The labelling and medicalisation of disability
19. One of the key problems appears to be the definition of incapacity
itself. Labelling someone as 'incapable' of work sends out a very
strong message to the claimant and to potential employers. With
so many Incapacity Benefit claimants themselves saying they would
like to work, the incapacity label is misleading and unhelpful.
The Green Paper suggestion of changing the name of Incapacity
Benefit gained support from witnesses giving oral evidence to
the Committee. The
Committee supports the move to change the name of Incapacity Benefit
to something with more positive connotations. This will help to
dispel the myth that many disabled people are unable to work.
20. A further problem identified during the course of this inquiry
is the medicalisation of the incapacity benefits system. There
remains a reliance on the medical profession, who may not be best
placed to decide whether or not someone is capable of working.
The Shaw Trust suggested that there is a danger that incapacity
is still being measured against previous employment. They also
warned that capacity/incapacity may be assessed without a proper
understanding of the support available to enable a person to work.
They suggested a move away from a purely medical process by using
more occupational nurses and fewer doctors.
21. The Employers' Forum on Disability summed up the problem with
the medicalisation of the incapacity benefits system and the issues
caused: "Both employers and people with disabilities experience
the health service as a barrier. The medical profession does not
generally understand disability to be an equal opportunities or
discrimination issue and is unfamiliar with the DDA. Doctors tend
to overestimate the risk to the company associated with hiring
someone with a disability or health condition, and underestimate
the potential of the employer to make the necessary adjustments.

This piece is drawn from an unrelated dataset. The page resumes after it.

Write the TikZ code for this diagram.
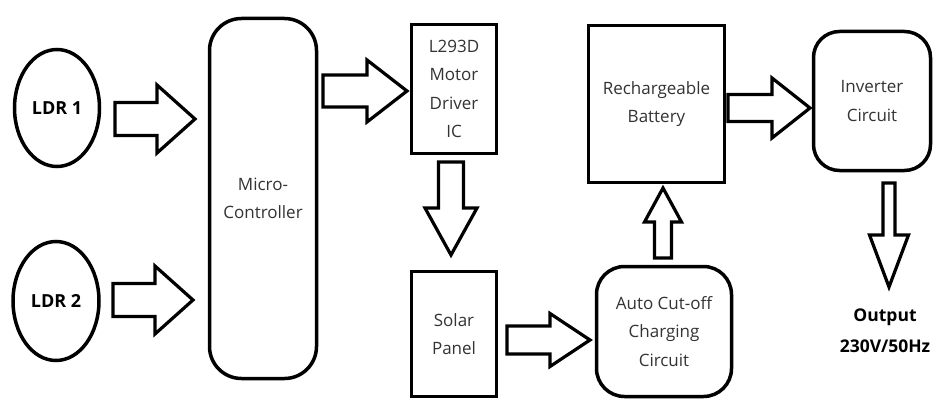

Millions of people in work have no access to occupational health
specialist physicians; instead, general practitioners are consulted
at recruitment and in retention cases. GPs tend to have a very
limited understanding of the realities of work and the nature
of possible adjustments and have little time in which to consider
work related adjustments."
22. The Committee agrees with suggestions that reliance on a medical
model of assessing incapacity is acting as an additional barrier
to disabled people who want to move into work. We recommend
that occupational nurses and Disability Employment Advisers should
have more input into the Personal Capability Assessment. We
also recommend that the Government investigate the 'nonNHS'
models of voluntary groups and private providers, who have developed
medical models aimed at job retention and, where that is impossible,
a rapid return to work. We further recommend that this should
be built into the pilots proposed in the Green Paper, so that
half of the pilots should have their medical services delivered
other than through the NHS. We hope that this would ensure
that consistent standards are operating across the UK.
23. The Committee agrees with the Department that the three factors
contributing to the rise in incapacity benefit claimants are economic
and industrial changes, benefit administration and demographic
changes. Measures currently undertaken to help disabled people
move into work need explicitly to address these three factors.